I used my large stockpot to boil 9 eggs. I didn't want to crowd them in my medium saucepan, for fear they would knock and crack, causing egg white spillage. Make as many eggs as you want.
A little trick I learned to boil eggs without them cracking? Put the eggs in the water and then turn the stove on. That way you don't dunk them in while the water is boiling, potentially causing cracking when they're dropped in the water.
Once the water reached a boil, I left it to simmer for a couple minutes before turning the heat off and letting the eggs sit for 15 minutes. Then run them under cold water for a few minutes.
Slice them in half and dump the egg yolks into a bowl with mayonnaise, vinegar, yellow mustard, and some salt.

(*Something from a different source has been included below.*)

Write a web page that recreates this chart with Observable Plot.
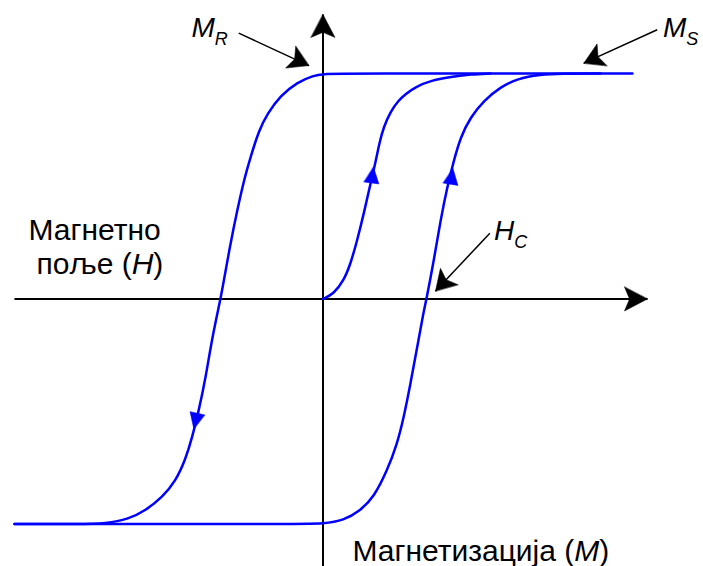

I fancied them up a bit by piping them with a pastry bag fitted with a Wilton 2D open star decorating tip. Sprinkle a bit of smoked Spanish paprika on them, and voilĂ !
I was quite happy with how these turned out, especially since I had never even tasted one before. I got pretty good reviews from my friends, and the disappeared before some people had even arrived!
Classic Deviled Eggs (adapted from Food Network)
9 eggs
1/3 cup mayonnaise (or Miracle Whip)
1 tbsp vinegar
1 tbsp yellow mustard
salt
smoked Spanish paprika, for garnish
1. Boil eggs for 1 minute, let simmer for another minute before removing from heat and letting sit for 15 minutes. Run eggs under cold water until cool enough to touch.
2. Peel eggs under water. Wipe dry with a paper towel and slice in half lengthwise.
3. Remove yolks and place in a bowl with mayonnaise, vinegar, yellow mustard and salt. Mash together until smooth and combined.
4. Fill a pastry bag fitted with a Wilton 2D tip, pipe filling into each egg white half.
5. Sprinkle with paprika and serve on a decorative plate.